Besides ELF programs, Binary Ninja supports many other executable file formats. You can analyze the portable executable (PE) binaries common on Windows systems, as well as the Mach-O binaries used by Apple's operating system. You are not limited to x86 or x64 platforms and can disassemble programs compiled for architectures such as ARM, MIPS, or PowerPC. Because Binary Ninja is not a debugger or decompiler, but disassembles binary data in line with the assembler for the respective platform, interpreted languages or those with an intermediate representation of the code, such as with the Java Virtual Machine (VM) or .NET, cannot be meaningfully analyzed.

Extensions and Legal

If you have a valid license, you can use the Binary Ninja Python API. With its help, you can automate operations that you perform regularly or control the program (e.g., change settings or displays, move around the generated code, or launch plugins). If you are missing a function, Binary Ninja lets you add plugins. Of course, you can also develop these yourself. Interfaces to C/C++, Rust, and Python are available for this purpose. The Plugin Manager also lets you install extensions written by other users.

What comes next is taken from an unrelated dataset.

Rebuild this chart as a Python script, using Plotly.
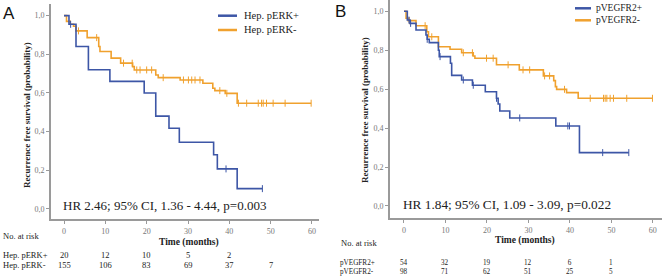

To analyze malware, experts regularly use tools such as Binary Ninja or Ghidra [2], developed by the US National Security Agency (NSA), to convert binary code into other representations. Copyright law sets narrow limits for this activity. For example, you are only allowed to convert the code if you hold the rights to it yourself or if it is necessary to ensure the interoperability of an existing program. Analyzing malware to protect your own infrastructure is presumably not critical here, but whether parts of the code may be used in the context of public reporting is something that needs to be examined on a case-by-case basis. Of course, it seems very unlikely that the malware developers, who are themselves criminals, will enforce their rights in a court of law in this case.